Jonas Dahlberg (b. 1970, Uddevalla, Sweden) lives and works in Stockholm and Berlin. His video installations play with the notion of spaciality: how we perceive a space and how we inhabit it. Often filming architectural models, he creates complex interlinking of spaces connected by a unique perspective. This filmic gaze evokes contemporary panoptic systems: surveillance cameras and real-time imagery. Dahlberg’s works play on the poetic and the enigmatic: in ‘Interior Weightless Space’ (2004), a flower is seen floating in a dark room only lit by a dim glow filtered through a door left ajar.
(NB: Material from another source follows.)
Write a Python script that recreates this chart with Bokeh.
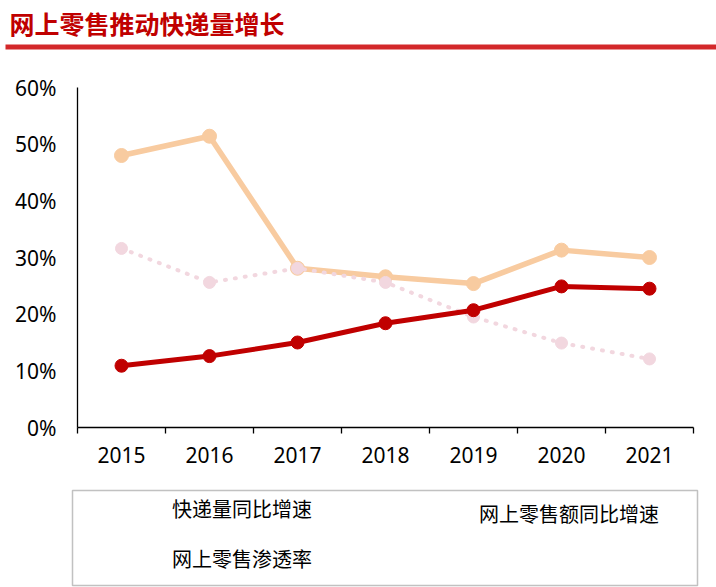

The title, borrowed from Italo Calvino’s book refers to his wish to build “a space which readers must enter, explore and maybe get lost in, but eventually find their way out of”.
Weightless Space is a film of a conventional, unfurnished seventies room, with a door slightly opened to a brightly lit outside. The film is projected on one of the gallery walls, creating the illusion of a slightly displaced spatial extension of the gallery room. What we see is a pot with a green plant slowly floating around as if in zero gravity. Watching this endlessly enduring film of weightlessness the viewer who is bound to gravity may perceive his own body as unusually heavy. Like so often, Dahlberg evokes a moment of deep estrangement by challenging our everyday experiences of time and space, that we so often take for granted. The room is a miraculous little world in itself, just like the souvenir "snow dome" clutched by the dying millionaire, in Orson Welles' Citizen Kane, as he remembers his boyhood sledge "Rosebud."